Menilik lebih dalam, akar permasalahan ini agaknya terletak pada paradigma pendidikan yang cenderung sekuler dan materialistis. Ketika ilmu pengetahuan dipisahkan dari nilai-nilai transendental, dan keberhasilan diukur semata dari capaian duniawi, maka esensi pendidikan sebagai jalan menuju kearifan Ilahi pun terkikis. Alih-alih melahirkan generasi yang bertakwa, berilmu, dan berakhlak mulia, kita justru berisiko mencetak individu-individu yang rentan terhadap godaan dunia, jauh dari semangat pengabdian kepada Allah SWT dan sesama. Inilah bahaya besar ketika pendidikan kehilangan ruhnya, menjadi kering tanpa sentuhan nilai-nilai keagamaan.
Dalam perspektif Islam, pendidikan adalah sebuah amanah agung yang bertujuan membentuk insan kamil, yaitu pribadi yang memiliki kedalaman iman, ketajaman akal, kepekaan nurani, kecakapan berkarya, dan keluasan wawasan, yang semuanya terbingkai dalam ketaatan kepada Allah SWT. Ia tidak hanya berorientasi pada kesiapan memasuki dunia kerja, melainkan juga pada pembentukan karakter yang bertakwa. Tidak ada dikotomi antara ilmu agama dan ilmu dunia; keduanya adalah sarana untuk mendekatkan diri kepada Sang Pencipta dan memakmurkan bumi. Individu, masyarakat, dan negara memiliki tanggung jawab kolektif untuk menciptakan lingkungan pendidikan yang kondusif, sebagaimana dicontohkan oleh peradaban Islam di masa lampau yang melahirkan ilmuwan-ilmuwan ulung dengan fondasi iman yang kokoh.
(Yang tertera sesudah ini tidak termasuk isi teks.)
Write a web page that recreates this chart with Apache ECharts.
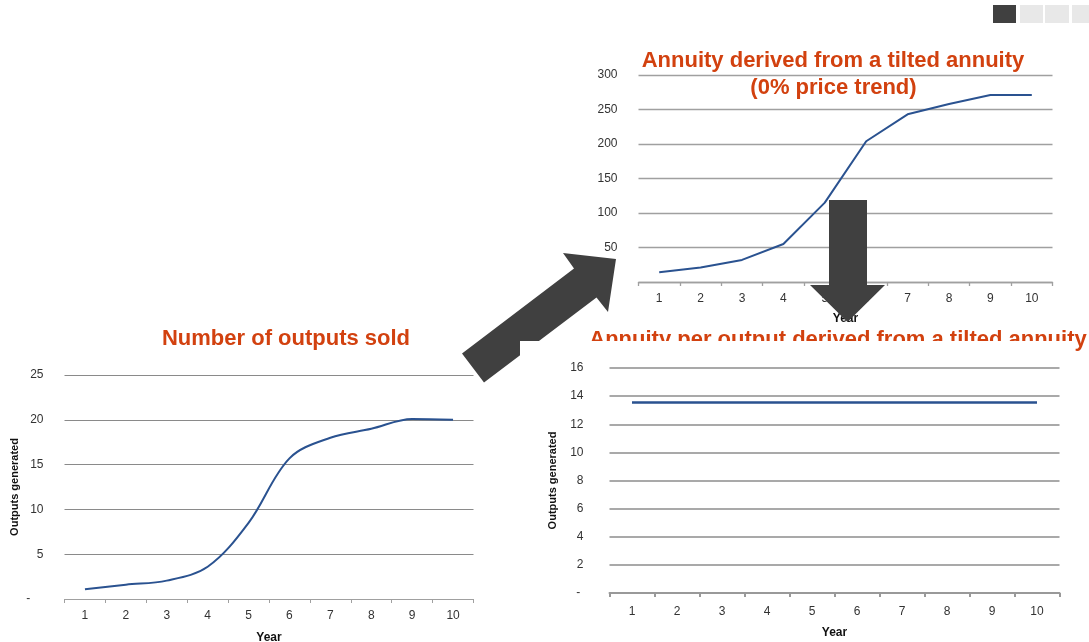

Maka, jika kita mendambakan generasi yang tangguh, cerdas, berintegritas, dan mampu menjadi pemimpin peradaban, jalan kembali kepada sistem pendidikan Islam adalah sebuah keniscayaan. Sistem yang tidak hanya fokus pada kecerdasan intelektual, tetapi juga spiritual dan emosional, yang mengajarkan bahwa ilmu adalah cahaya dan petunjuk dari Allah SWT. Ini berarti menghadirkan kembali nilai-nilai syariat dalam setiap aspek kehidupan, termasuk dalam kurikulum, metodologi pengajaran, hingga budaya kampus. Hanya dengan mengembalikan pendidikan pada fitrahnya sebagai sarana pembentukan hamba Allah yang paripurna, kita dapat mengurai benang kusut ini dan meniti jalan kebangkitan umat. Wallahu a’lam bishowab.